August 22, 2003

Luxuries I Would Like to Have

-On my next job search, the freedom to skip over any listing that includes "ability to multitask" among its requirements.

-All new underwear.

-A space to throw parties where the guests do not need to navigate desks, computer equipment, music gear and litter boxes.

-An air conditioner that does not smell like cat pee.*

-Midafternoon naps.

-A bottomless Amazon gift certificate.

-Rosie the Robot.

*To give the devil his due, this is one of the few domestic crises that cannot be blamed on Murray. Say what you will about him, his litter box etiquette is above reproach.

Posted by hilatron at August 22, 2003 12:31 PM | TrackBack
Comments

I think you forgot brand new socks on this list. Your feet will thank you later.

Oh, and if you are a big fan of afternoon naps, I understand that Thailand is really into that sort of thing. I had a friend who lived there for a few years who said that noon-two was his favorite time of day because of that.

Posted by: Andy at August 22, 2003 12:59 PM

The Myth of Multitasking

It’s time for a movement: workers of the world unite! Kill multitasking! Terminate the term, cancel the concept, destroy the demand, erase the expectation, murder the myth, immolate the idea, nix the notion, and don’t go there any more.
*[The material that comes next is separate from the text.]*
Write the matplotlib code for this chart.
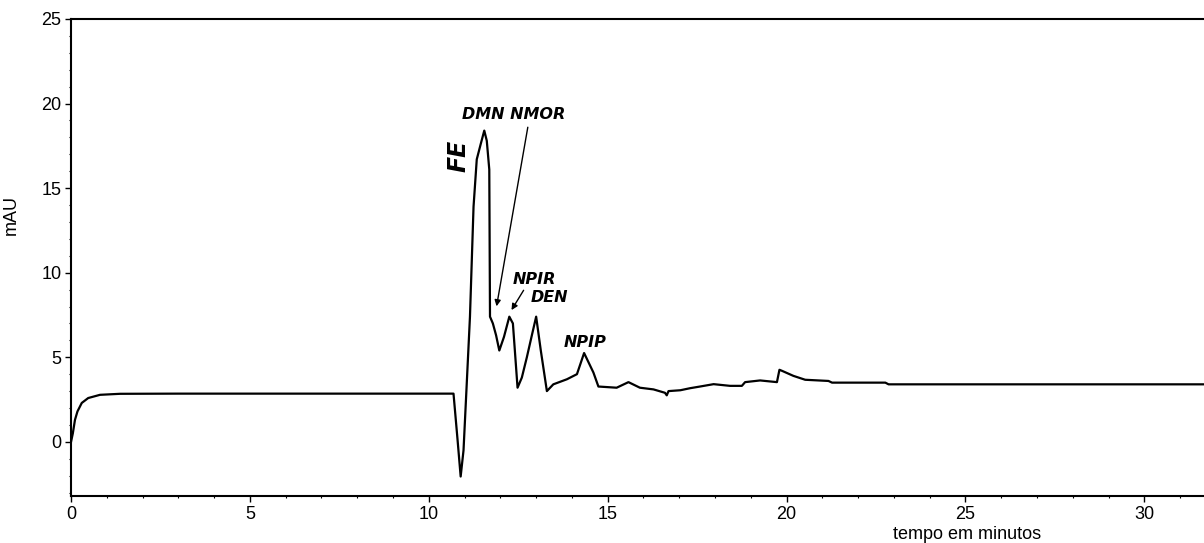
import numpy as np
import matplotlib.pyplot as plt

plt.rcParams['font.family'] = ['Liberation Sans', 'DejaVu Sans']

# chromatogram trace (min, mAU)
tempo = [0.0, 0.05, 0.11, 0.18, 0.30, 0.48, 0.81, 1.37, 3.0, 6.0, 10.69,
         10.80, 10.89, 10.97, 11.05, 11.15, 11.25, 11.34, 11.45, 11.55,
         11.62, 11.69, 11.71, 11.79, 11.88, 11.97, 12.10, 12.25, 12.35,
         12.48, 12.60, 12.74, 12.88, 13.00, 13.13, 13.30, 13.48, 13.86,
         14.14, 14.34, 14.60, 14.74, 15.25, 15.58, 15.90, 16.28, 16.60,
         16.65, 16.70, 17.03, 17.30, 17.58, 17.96, 18.42, 18.75, 18.84,
         19.26, 19.73, 19.80, 19.87, 20.19, 20.52, 21.17, 21.27, 22.76,
         22.85, 31.70]
mau = [0.0, 0.5, 1.3, 1.8, 2.3, 2.59, 2.78, 2.84, 2.85, 2.85, 2.85,
       0.2, -2.05, -0.5, 3.0, 7.4, 13.9, 16.7, 17.6, 18.4,
       17.8, 16.1, 7.4, 7.0, 6.3, 5.4, 6.2, 7.4, 7.0,
       3.2, 3.8, 5.0, 6.3, 7.4, 5.4, 3.0, 3.4, 3.7,
       4.0, 5.25, 4.1, 3.27, 3.2, 3.53, 3.2, 3.1, 2.9,
       2.75, 3.0, 3.05, 3.17, 3.27, 3.41, 3.31, 3.31, 3.53,
       3.63, 3.53, 4.26, 4.2, 3.9, 3.67, 3.6, 3.5, 3.5,
       3.4, 3.4]

# peak labels: text, x, y
picos = ['NPIR', 'DEN', 'NPIP']
picos_x = [12.94, 13.36, 14.37]
picos_y = [9.6, 8.55, 5.9]

yticks = [0, 5, 10, 15, 20, 25]
xticks = [0, 5, 10, 15, 20, 25, 30]

fig = plt.figure(figsize=(12.04, 5.43), dpi=100)
ax = fig.add_axes([0.059, 0.0866, 0.942, 0.8785])

ax.plot(tempo, mau, color='black', lw=1.6)

ax.set_xlim(0, 31.7)
ax.set_ylim(-3.2, 25)
ax.set_xticks(xticks)
ax.set_yticks(yticks)
ax.set_xticks(np.arange(0, 32, 1), minor=True)
ax.set_yticks(np.arange(-3, 26, 1), minor=True)
ax.tick_params(which='major', length=4, width=1, direction='out',
               labelsize=13, pad=3)
ax.tick_params(which='minor', length=1.5, width=0.8, direction='out')
ax.spines['right'].set_visible(False)
for s in ['left', 'bottom', 'top']:
    ax.spines[s].set_linewidth(1.5)

ax.set_ylabel('mAU', fontsize=13)
ax.yaxis.set_label_coords(-0.045, 0.59)
ax.set_xlabel('tempo em minutos', fontsize=13)
ax.xaxis.set_label_coords(0.79, -0.063)

lab = dict(fontsize=11.5, fontweight='bold', fontstyle='italic',
           family='DejaVu Sans', ha='center', va='center')
ax.text(12.36, 19.35, 'DMN NMOR', **lab)
ax.text(10.82, 16.9, 'FE', rotation=90, fontsize=17, fontweight='bold',
        fontstyle='italic', family='DejaVu Sans', ha='center', va='center')
for t, x, y in zip(picos, picos_x, picos_y):
    ax.text(x, y, t, **lab)

arr = dict(arrowstyle='-|>', color='black', lw=1.0, mutation_scale=9)
ax.annotate('', xy=(11.88, 7.85), xytext=(12.78, 18.76), arrowprops=arr)
ax.annotate('', xy=(12.27, 7.65), xytext=(12.69, 9.1), arrowprops=arr)

fig.savefig('out.png', dpi=100)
All multitasking actually consists of is the insidious effort to have one person do more than one job. First Globo-Mart downsizes the staff – from 3,000 people to 2,000, say, and then they assign the missing people’s tasks to the craven remnant. Presto! Survivors, out of guilt, fear and relief, now do 50% more work at no more pay, and Globo-Mart’s stock shoots up faster than a long-tailed cat in a room full of rocking chairs and the CEO rakes in the rewards.

Meanwhile, the quality of the services and/or products plummets. But who cares? Consumers have no power any more; they’re too exhausted from juggling multitasking at their day jobs to even notice that the cheesy overpriced crap they lug home from Globo-Mart barely works. Only the Dow Jones box score counts for anything these days.

The human brain is not configured for multitasking. We are not supposed to be able to do two or three things at once and do them well. We really shouldn’t be able to read our email and listen to our voice mail while filling out staff schedules for the coming week Not only is this alleged ability unnatural, it doesn’t actually exist. Important info goes missing. Mistakes get made. Crises occur. Next thing you know, it’s time for more downsizing because customers desert in droves in response to the shoddy service, shabby treatment, and shitty products.

Workers of the world, unite behind the banner of One Thing At A Time! Who know? If we all steadfastly refuse to do more than can humanly or robotly be done well and efficiently, we might be able to re-employ all the poor shmoes who have lost their jobs since The Shrub grafted his kudzu-like way into the Rose Garden.

Stamp out multitasking! Stop robbing your neighbors of their cubicles and joblets!

Posted by: Doombot at August 22, 2003 06:55 PM

Amen.

Posted by: Hilatron at August 22, 2003 07:15 PM

mmm, all new underwear...

Posted by: EV at August 22, 2003 09:31 PM

Hnh. What do you want from Globo-Ma--, er, Amazon?

Posted by: Doombot at August 23, 2003 09:59 AM

Everything. I have a big media yen at the moment. It'll pass, though. And the Brookline Public Library is very nice.